## begin DATA PROVIDED

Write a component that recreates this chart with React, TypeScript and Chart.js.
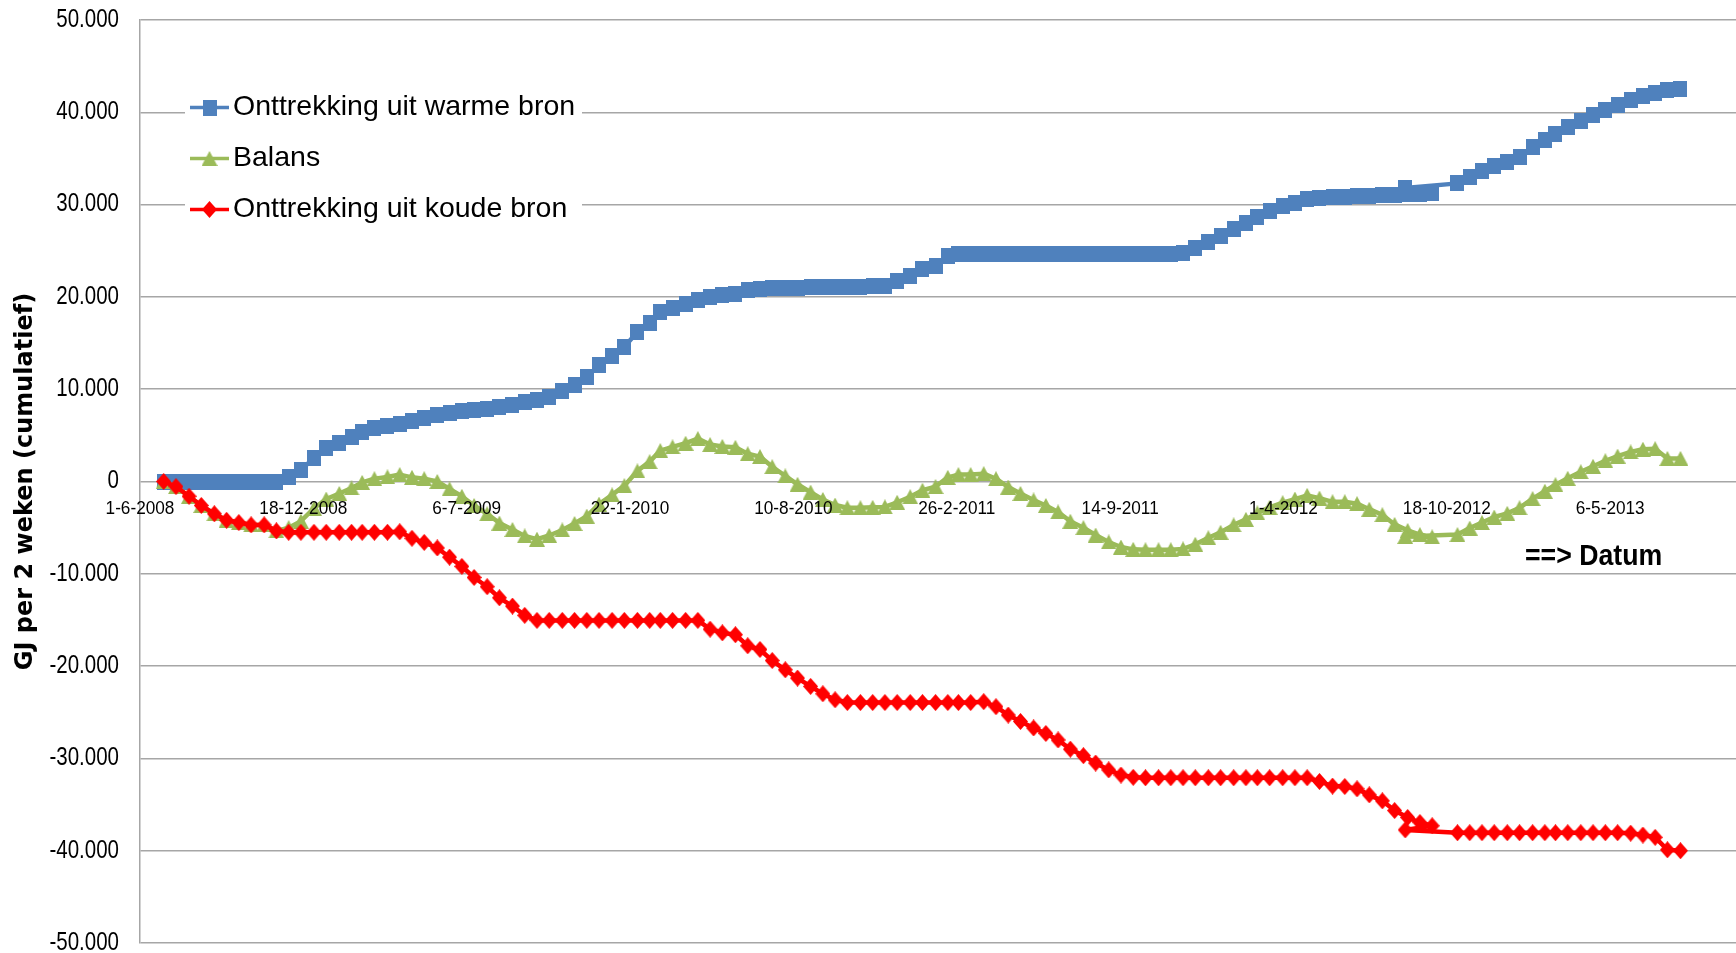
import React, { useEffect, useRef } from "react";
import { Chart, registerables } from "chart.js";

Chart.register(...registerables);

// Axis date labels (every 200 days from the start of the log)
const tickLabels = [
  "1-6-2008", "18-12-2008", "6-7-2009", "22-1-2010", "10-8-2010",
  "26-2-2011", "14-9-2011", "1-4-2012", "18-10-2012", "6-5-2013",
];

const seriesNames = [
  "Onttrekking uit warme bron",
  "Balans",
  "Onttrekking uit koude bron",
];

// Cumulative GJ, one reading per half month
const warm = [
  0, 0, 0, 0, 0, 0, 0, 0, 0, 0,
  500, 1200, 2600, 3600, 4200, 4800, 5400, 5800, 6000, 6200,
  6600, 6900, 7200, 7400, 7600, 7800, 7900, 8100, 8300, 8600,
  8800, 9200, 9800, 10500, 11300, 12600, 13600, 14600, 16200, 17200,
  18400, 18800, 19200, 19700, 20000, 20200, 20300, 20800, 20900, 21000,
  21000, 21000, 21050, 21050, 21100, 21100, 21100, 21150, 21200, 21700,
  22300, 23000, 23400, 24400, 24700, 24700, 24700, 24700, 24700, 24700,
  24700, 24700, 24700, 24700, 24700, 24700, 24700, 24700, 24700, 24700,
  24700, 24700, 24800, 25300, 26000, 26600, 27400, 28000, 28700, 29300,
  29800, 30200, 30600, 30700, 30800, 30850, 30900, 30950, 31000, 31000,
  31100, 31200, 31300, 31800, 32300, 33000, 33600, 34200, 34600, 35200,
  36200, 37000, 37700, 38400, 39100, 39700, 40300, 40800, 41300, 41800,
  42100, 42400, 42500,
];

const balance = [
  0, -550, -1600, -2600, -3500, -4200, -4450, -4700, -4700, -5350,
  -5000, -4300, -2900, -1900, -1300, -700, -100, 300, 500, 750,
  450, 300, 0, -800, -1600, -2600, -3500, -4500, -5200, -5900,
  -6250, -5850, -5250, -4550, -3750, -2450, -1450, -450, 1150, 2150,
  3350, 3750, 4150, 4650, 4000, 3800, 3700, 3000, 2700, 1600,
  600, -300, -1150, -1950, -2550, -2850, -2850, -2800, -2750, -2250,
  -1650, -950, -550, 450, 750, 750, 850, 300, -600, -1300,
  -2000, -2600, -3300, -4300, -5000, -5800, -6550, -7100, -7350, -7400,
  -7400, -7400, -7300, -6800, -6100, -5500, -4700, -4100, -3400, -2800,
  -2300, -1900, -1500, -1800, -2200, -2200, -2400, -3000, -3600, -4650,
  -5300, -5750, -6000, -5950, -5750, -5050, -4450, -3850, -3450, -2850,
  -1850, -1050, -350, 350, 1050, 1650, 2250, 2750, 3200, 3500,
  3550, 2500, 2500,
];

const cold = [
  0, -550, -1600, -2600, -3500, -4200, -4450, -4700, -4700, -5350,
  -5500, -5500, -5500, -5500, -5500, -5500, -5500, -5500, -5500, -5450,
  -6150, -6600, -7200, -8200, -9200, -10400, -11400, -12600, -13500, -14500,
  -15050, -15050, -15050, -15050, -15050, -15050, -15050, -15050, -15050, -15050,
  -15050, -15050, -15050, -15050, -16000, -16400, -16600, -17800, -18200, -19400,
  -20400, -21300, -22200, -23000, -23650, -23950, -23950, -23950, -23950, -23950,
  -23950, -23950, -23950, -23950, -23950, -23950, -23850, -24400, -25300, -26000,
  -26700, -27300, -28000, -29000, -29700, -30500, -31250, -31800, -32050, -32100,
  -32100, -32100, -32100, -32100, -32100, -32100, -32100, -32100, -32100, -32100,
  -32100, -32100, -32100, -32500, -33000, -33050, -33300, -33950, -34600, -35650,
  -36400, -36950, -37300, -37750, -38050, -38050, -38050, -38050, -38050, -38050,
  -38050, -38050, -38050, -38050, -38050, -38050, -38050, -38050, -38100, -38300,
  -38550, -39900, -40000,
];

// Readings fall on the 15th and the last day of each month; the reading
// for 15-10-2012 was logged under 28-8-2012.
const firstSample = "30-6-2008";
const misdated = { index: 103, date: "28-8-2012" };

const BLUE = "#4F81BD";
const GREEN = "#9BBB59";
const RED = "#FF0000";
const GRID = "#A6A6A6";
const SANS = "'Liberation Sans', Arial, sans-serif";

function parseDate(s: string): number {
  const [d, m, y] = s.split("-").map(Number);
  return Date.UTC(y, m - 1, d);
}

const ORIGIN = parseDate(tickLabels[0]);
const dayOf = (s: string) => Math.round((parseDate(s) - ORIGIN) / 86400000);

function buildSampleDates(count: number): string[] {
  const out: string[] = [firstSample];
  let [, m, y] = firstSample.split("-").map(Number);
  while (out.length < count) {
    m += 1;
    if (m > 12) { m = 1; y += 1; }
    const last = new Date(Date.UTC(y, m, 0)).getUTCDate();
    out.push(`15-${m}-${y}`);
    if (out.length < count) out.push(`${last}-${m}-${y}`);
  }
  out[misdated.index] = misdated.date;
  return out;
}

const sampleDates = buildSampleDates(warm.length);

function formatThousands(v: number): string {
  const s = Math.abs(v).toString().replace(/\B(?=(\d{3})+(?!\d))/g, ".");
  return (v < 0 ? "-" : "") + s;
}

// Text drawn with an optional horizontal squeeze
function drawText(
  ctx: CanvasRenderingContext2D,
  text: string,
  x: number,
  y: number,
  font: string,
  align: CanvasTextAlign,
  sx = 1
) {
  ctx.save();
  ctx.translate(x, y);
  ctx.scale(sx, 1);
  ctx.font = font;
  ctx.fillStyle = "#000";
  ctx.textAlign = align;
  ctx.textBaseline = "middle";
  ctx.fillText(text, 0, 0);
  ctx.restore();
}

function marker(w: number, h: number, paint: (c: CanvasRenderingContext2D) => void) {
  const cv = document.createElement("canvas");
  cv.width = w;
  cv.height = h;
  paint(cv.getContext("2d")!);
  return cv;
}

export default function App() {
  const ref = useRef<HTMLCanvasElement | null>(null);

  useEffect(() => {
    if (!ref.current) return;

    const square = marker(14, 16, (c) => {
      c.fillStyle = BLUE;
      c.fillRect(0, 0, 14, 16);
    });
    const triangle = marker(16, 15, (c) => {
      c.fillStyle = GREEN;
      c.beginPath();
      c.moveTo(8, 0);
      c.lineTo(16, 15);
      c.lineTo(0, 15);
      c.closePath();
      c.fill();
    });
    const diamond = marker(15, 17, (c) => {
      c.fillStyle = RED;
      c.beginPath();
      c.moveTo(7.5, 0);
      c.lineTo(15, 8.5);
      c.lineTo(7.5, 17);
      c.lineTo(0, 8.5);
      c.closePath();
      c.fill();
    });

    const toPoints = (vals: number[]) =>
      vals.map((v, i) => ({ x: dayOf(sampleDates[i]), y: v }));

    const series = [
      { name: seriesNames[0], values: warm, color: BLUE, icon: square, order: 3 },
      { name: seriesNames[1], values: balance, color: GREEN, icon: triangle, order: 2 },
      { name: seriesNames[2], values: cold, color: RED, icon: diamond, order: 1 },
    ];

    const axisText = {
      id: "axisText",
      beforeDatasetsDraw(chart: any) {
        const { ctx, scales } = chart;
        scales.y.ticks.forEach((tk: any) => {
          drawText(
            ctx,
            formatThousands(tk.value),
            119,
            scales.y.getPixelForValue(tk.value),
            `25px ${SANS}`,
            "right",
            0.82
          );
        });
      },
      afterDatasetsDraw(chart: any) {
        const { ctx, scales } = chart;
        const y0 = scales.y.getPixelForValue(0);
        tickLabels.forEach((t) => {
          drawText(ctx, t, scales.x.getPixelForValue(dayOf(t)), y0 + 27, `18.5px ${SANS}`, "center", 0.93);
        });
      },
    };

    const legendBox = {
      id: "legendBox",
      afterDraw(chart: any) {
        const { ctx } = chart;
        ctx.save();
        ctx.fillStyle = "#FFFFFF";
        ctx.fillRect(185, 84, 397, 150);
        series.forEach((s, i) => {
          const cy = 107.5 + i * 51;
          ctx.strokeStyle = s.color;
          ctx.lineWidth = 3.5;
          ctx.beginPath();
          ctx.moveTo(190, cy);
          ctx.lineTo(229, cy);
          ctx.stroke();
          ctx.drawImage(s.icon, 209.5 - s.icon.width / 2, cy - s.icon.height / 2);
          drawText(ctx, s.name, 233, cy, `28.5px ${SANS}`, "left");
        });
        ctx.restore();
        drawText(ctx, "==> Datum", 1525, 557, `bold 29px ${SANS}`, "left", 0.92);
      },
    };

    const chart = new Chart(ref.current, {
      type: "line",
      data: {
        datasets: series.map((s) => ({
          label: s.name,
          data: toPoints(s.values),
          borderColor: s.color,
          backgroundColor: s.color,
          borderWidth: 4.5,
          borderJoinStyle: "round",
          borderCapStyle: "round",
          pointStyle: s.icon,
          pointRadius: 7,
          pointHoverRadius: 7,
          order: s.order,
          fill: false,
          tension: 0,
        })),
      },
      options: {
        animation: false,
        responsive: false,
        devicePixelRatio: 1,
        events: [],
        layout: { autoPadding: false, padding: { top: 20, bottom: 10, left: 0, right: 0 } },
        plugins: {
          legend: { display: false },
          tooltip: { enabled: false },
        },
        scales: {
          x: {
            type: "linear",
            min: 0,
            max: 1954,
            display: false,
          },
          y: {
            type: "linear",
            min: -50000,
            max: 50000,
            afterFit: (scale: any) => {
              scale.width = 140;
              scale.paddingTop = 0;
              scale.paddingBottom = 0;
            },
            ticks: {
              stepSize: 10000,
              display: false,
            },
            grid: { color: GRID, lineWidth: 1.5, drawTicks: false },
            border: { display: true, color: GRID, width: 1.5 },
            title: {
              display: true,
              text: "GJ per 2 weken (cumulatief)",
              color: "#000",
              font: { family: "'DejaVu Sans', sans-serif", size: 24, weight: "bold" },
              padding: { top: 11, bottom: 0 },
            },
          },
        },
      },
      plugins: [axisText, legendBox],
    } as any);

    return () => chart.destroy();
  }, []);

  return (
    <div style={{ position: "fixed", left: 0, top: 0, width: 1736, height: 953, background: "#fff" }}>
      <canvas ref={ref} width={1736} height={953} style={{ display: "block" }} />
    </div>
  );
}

## end DATA PROVIDED

PROBLEM DETAILS: From the first line above to the line containing "Chart.register(...registerables);", repeat each line exactly. Pictures stay out.

ANSWER TO THE EXERCISE:
Write a component that recreates this chart with React, TypeScript and Chart.js.
import React, { useEffect, useRef } from "react";
import { Chart, registerables } from "chart.js";

Chart.register(...registerables);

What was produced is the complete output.